Carlos Pujol Lagarriga nos ha dejado a los cincuenta y pocos años por un mal cáncer. Él ponía en el currículum que era filólogo y era editor, pero también era poeta. Empezó en Plaza & Janés. Cuando trabajaba como editor de ficción en la editorial Destino, hace años, me enseñó los manuscritos que se apilaban en los pasillos como ahora se apilan los enfermos en los hospitales y se lamentaba con resignación estoica, con esa mezcla de melancolía y fino sentido del humor que siempre lo acompañó. Era un lector agudo, culto y desprejuiciado, pero la vida no se lo puso fácil con una pérdida que lo marcó y le hizo perder el tren de los años buenos.
Dio clases de edición cuando aún no estaba de moda dar clases de edición y me lo encontré una noche a las puertas de una fiesta de la revista Qué Leer donde traía, como profesor entregado que era, a sus alumnos a que vieran el mundo. Era apasionado para sus cosas. Luego reapareció como editor en El Andén, una editorial repentina surgida del bolsillo de inversores enriquecidos con el furor inmobiliario que sabían más de ladrillos que de libros. Carlos, junto a veteranos como Enrique Murillo y recién llegados como Gregori Dolz, trató de salvar allí lo insalvable. El Andén descarriló, como no podía ser de otra manera. Después, estuvo con Gregori Dolz en la editorial que éste montó con su hermano Ilya, Alrevés. Hace año y medio me encontré con Víctor del Árbol en el festival de novela negra de Vilassar de Mar. Del Árbol publicó en Alrevés La tristeza del samurai, que impulsó su carrera hasta ser ahora caballero de las artes y las letras en Francia. Tomando una cerveza en L’Espinaler, en esa hora de la noche en que ya solo se dice lo que uno siente, me dijo que el mejor editor que había tenido en su carrera había sido Carlos Pujol.

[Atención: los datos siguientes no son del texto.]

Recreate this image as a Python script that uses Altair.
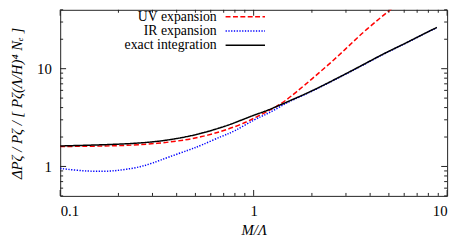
import altair as alt
import pandas as pd

# ---------------- data ----------------
series_names = ["UV expansion", "IR expansion", "exact integration"]
series_colors = ["#ff0000", "#0000ff", "#000000"]
series_dash = [[5, 2.5], [1.3, 1.5], [1, 0]]

uv_x = [0.1, 0.15, 0.2, 0.25, 0.34, 0.45, 0.55, 0.68, 0.8, 0.92, 1.03, 1.16, 1.3, 1.47,
        1.65, 2.0, 2.44, 3.0, 3.61, 4.5, 5.33, 6.0]
uv_y = [1.60, 1.61, 1.63, 1.66, 1.74, 1.87, 2.03, 2.28, 2.55, 2.85, 3.2, 3.6, 4.05, 4.75,
        5.7, 7.85, 11.0, 16.0, 22.8, 33.0, 43.1, 52.7]

ir_x = [0.1, 0.12, 0.14, 0.164, 0.19, 0.22, 0.26, 0.3, 0.36, 0.47, 0.53, 0.7, 0.785, 1.03,
        1.16, 1.3, 1.47, 1.6, 2.0, 2.64, 3.5, 4.74, 6.0, 7.5, 8.85]
ir_y = [0.955, 0.915, 0.895, 0.89, 0.90, 0.935, 0.99, 1.08, 1.24, 1.49, 1.63, 2.08, 2.25, 3.1,
        3.4, 3.85, 4.45, 4.8, 5.85, 7.75, 10.3, 14.3, 17.8, 22.4, 26.3]

exact_x = [0.1, 0.2, 0.3, 0.4, 0.53, 0.7, 0.8, 1.0, 1.16, 1.5, 2.0, 2.64, 3.5, 4.74, 6.0,
           7.5, 8.85]
exact_y = [1.62, 1.68, 1.77, 1.92, 2.15, 2.55, 2.80, 3.35, 3.68, 4.60, 5.9, 7.8, 10.4, 14.4,
           17.9, 22.5, 26.4]

x_major_ticks = [0.1, 1, 10]
x_minor_ticks = [0.2, 0.3, 0.4, 0.5, 0.6, 0.7, 0.8, 0.9, 2, 3, 4, 5, 6, 7, 8, 9]
y_major_ticks = [1, 10]
y_minor_ticks = [0.5, 0.6, 0.7, 0.8, 0.9, 2, 3, 4, 5, 6, 7, 8, 9, 20, 30, 40]

x_title = "M/Λ"
y_title = "ΔPζ / Pζ / [ Pζ(Λ/H)⁴ Nₑ ]"

# ---------------- layout / style ----------------
W, H = 393, 189
FONT = "Liberation Serif"
FS = 15
MAJOR, MINOR = 6, 3
legend_rows_y = [7, 21.5, 36]
legend_text_x = 159
legend_line_x = (168, 208)

rows = []
for name, xs, ys in zip(series_names, [uv_x, ir_x, exact_x], [uv_y, ir_y, exact_y]):
    for xv, yv in zip(xs, ys):
        rows.append({"series": name, "x": xv, "y": yv})
df = pd.DataFrame(rows)

xscale = alt.Scale(type="log", domain=[0.1, 10])
yscale = alt.Scale(type="log", domain=[0.5, 40])

x_axis = alt.Axis(values=x_major_ticks, format="~g", ticks=False, domain=False, grid=False,
                  labelPadding=8, title=x_title, titleFontStyle="italic",
                  titleY=34, titleBaseline="middle")
y_axis = alt.Axis(values=y_major_ticks, format="~g", ticks=False, domain=False, grid=False,
                  labelPadding=9, title=y_title, titleFontStyle="italic", titleFontSize=15,
                  titleX=-44, titleY=H / 2, titleAlign="center", titleBaseline="middle",
                  titleAngle=270)

layers = []
for name, col, dash in zip(series_names, series_colors, series_dash):
    layers.append(
        alt.Chart(df).transform_filter(alt.datum.series == name)
        .mark_line(color=col, strokeDash=dash, strokeWidth=1.5, clip=True,
                   interpolate="basis")
        .encode(
            x=alt.X("x:Q", scale=xscale, axis=x_axis),
            y=alt.Y("y:Q", scale=yscale, axis=y_axis),
            order="x:Q",
        )
    )

# inward ticks on all four sides (gnuplot style)
def xticks(values, size):
    d = pd.DataFrame({"x": values})
    out = []
    for y0, y1 in [(H, H - size), (0, size)]:
        out.append(alt.Chart(d).mark_rule(color="#222", strokeWidth=1).encode(
            x=alt.X("x:Q", scale=xscale, axis=x_axis),
            y=alt.value(y0), y2=alt.value(y1)))
    return out

def yticks(values, size):
    d = pd.DataFrame({"y": values})
    out = []
    for x0, x1 in [(0, size), (W, W - size)]:
        out.append(alt.Chart(d).mark_rule(color="#222", strokeWidth=1).encode(
            y=alt.Y("y:Q", scale=yscale, axis=y_axis),
            x=alt.value(x0), x2=alt.value(x1)))
    return out

tick_layers = (xticks(x_major_ticks, MAJOR) + xticks(x_minor_ticks, MINOR)
               + yticks(y_major_ticks, MAJOR) + yticks(y_minor_ticks, MINOR))

# legend (label left, sample right, like gnuplot)
legend_layers = []
for name, col, dash, ly in zip(series_names, series_colors, series_dash, legend_rows_y):
    d = pd.DataFrame({"label": [name]})
    legend_layers.append(
        alt.Chart(d).mark_text(align="right", baseline="middle", font=FONT, fontSize=14,
                               color="black")
        .encode(text="label:N", x=alt.value(legend_text_x), y=alt.value(ly)))
    legend_layers.append(
        alt.Chart(d).mark_rule(color=col, strokeDash=dash, strokeWidth=1.5)
        .encode(x=alt.value(legend_line_x[0]), x2=alt.value(legend_line_x[1]),
                y=alt.value(ly)))

chart = alt.layer(*layers, *tick_layers, *legend_layers).properties(
    width=W, height=H,
    autosize=alt.AutoSizeParams(type="none"),
    padding={"left": 53, "top": 0, "right": 8, "bottom": 46},
).configure_view(stroke="#222", strokeWidth=1).configure_axis(
    labelFont=FONT, labelFontSize=FS, labelColor="black",
    titleFont=FONT, titleFontSize=FS, titleFontWeight="normal", titleColor="black",
)

chart.save("out.html", embed_options={"renderer": "svg", "actions": False})
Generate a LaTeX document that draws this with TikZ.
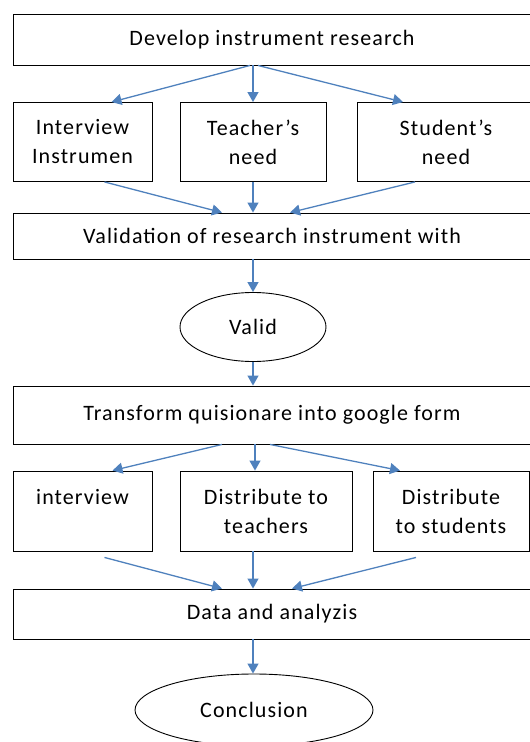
\documentclass[tikz,border=0pt]{standalone}
\usepackage{fontspec}
\setmainfont[LetterSpace=5]{Carlito}
\usepackage{tikz}
\usetikzlibrary{arrows.meta,shapes.geometric}
\definecolor{flowblue}{RGB}{79,129,189}

\begin{document}
\begin{tikzpicture}[x=1pt,y=-1pt,font=\fontsize{22}{29}\selectfont,
  box/.style={draw,line width=0.9pt,rectangle,inner sep=0pt,align=center},
  wide/.style={box,minimum width=518pt},
  oval/.style={draw,line width=0.9pt,ellipse,inner sep=0pt},
  flow/.style={draw=flowblue,line width=1.3pt,-{Triangle[length=10pt,width=11pt]}}]
\useasboundingbox (0,0) rectangle (530,742);
\node[wide,minimum height=51pt] (dev) at (272,39.5) {Develop instrument research};
\node[box,minimum width=139pt,minimum height=79pt] (int) at (82.5,142) {Interview\\Instrumen};
\node[box,minimum width=146pt,minimum height=79pt] (teach) at (253,142) {Teacher’s\\need};
\node[box,minimum width=178pt,minimum height=79pt] (stud) at (446,142) {Student’s\\need};
\node[wide,minimum height=46pt] (val) at (272,236) {Validation of research instrument with};
\node[oval,minimum width=146pt,minimum height=69pt] (valid) at (253,327) {Valid};
\node[wide,minimum height=58pt] (trans) at (272,415) {Transform quisionare into google form};
\node[box,minimum width=139pt,minimum height=80pt] (iv) at (82.5,511) {interview\\\mbox{}};
\node[box,minimum width=172pt,minimum height=80pt] (dt) at (266,511) {Distribute to\\teachers};
\node[box,minimum width=156pt,minimum height=80pt] (ds) at (451,511) {Distribute\\to students};
\node[wide,minimum height=50pt] (data) at (272,614) {Data and analyzis};
\node[oval,minimum width=238pt,minimum height=72pt] (concl) at (254,710) {Conclusion};

\draw[flow] ([xshift=-22pt]dev.south) -- ([xshift=29pt]int.north);
\draw[flow] ([xshift=-19pt]dev.south) -- (teach.north);
\draw[flow] ([xshift=-14pt]dev.south) -- ([xshift=-43pt]stud.north);
\draw[flow] ([xshift=22pt]int.south) -- ([xshift=-50pt]val.north);
\draw[flow] (teach.south) -- ([xshift=-19pt]val.north);
\draw[flow] ([xshift=-31pt]stud.south) -- ([xshift=18pt]val.north);
\draw[flow] ([xshift=-19pt]val.south) -- (valid.north);
\draw[flow] (valid.south) -- ([xshift=-19pt]trans.north);
\draw[flow] ([xshift=-50pt]trans.south) -- ([xshift=30pt]iv.north);
\draw[flow] ([xshift=-17pt]trans.south) -- ([xshift=-11pt]dt.north);
\draw[flow] ([xshift=-2pt]trans.south) -- ([xshift=-51pt]ds.north);
\draw[flow] ([xshift=22pt,yshift=-6pt]iv.south) -- ([xshift=-50pt]data.north);
\draw[flow] ([xshift=-13pt]dt.south) -- ([xshift=-19pt]data.north);
\draw[flow] ([xshift=-35pt,yshift=-6pt]ds.south) -- ([xshift=20pt]data.north);
\draw[flow] ([xshift=-19pt]data.south) -- ([xshift=-1pt]concl.north);
\end{tikzpicture}
\end{document}
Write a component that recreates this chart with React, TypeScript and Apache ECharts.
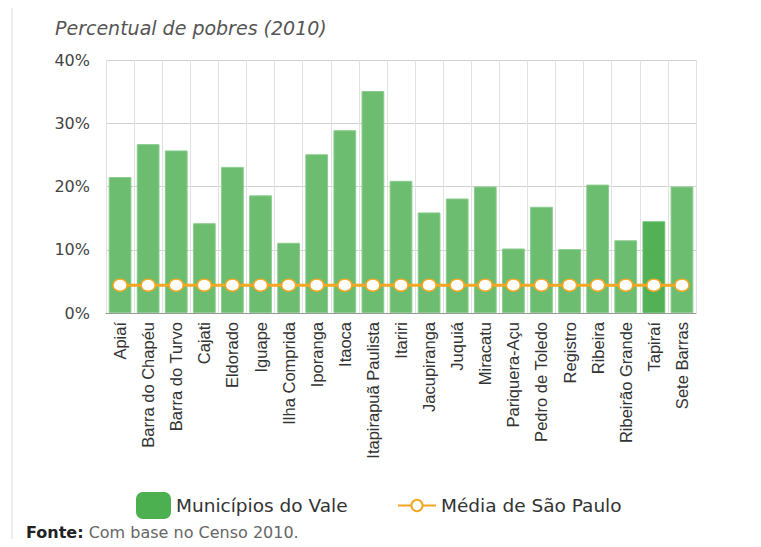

Carlos no creía en la perfección de la vida, pero le divertía vivir. Publicó un libro de poemas titulado La imperfección. Es un libro inteligente y emotivo, de un enorme talento, lleno de referencias al sentido de la vida y al de la muerte, sin exceso de metafísica y con cierta sorna. Era un fatalista risueño. Nos dice:
“En la mecánica celeste / Una rueda mueve otra rueda / La de arriba a la de abajo/ La de abajo a la de arriba,/ Otra cosa es que sepamos/ Para qué./ En la mecánica terrena/ Las criaturas nacen,/ Crecen, aprenden inglés / Y luego mueren, / Y tampoco sabemos por qué. Ajo y zafiros en el barro”.
Hubo ajo y zafiros en la vida de Carlos, momentos álgidos y de descarrilamiento, pero no perdió ese porte suyo elegante de hombre leído. En la etapa final de su vida, volvió a ser el de antes y encontró el amor y la compañía en Roser, que hizo que el final de su vida fuera el principio y hasta le regaló un hijo. Carlos se ha ido en días revueltos por el coronavirus que tiene al país absorto y por eso él, siempre suavemente a la contra, sin aspavientos, se ha ido por una enfermedad que no estaba de moda.
Nos decía Carlos: “Veréis: Ser editor no es, como muchos piensan, un oficio, ni siquiera una ocupación. Es un empeño (bastante torpe, por cierto)”.
Se ha ido un editor y un amigo de los libros. Sin ruido ni aspavientos porque él era demasiado inteligente para no ser modesto. Se fue rodeado de su familia con el cariño de Roser que le ha alegrado este tramo final de la ruta. Muchos lo recordaremos con mucho cariño.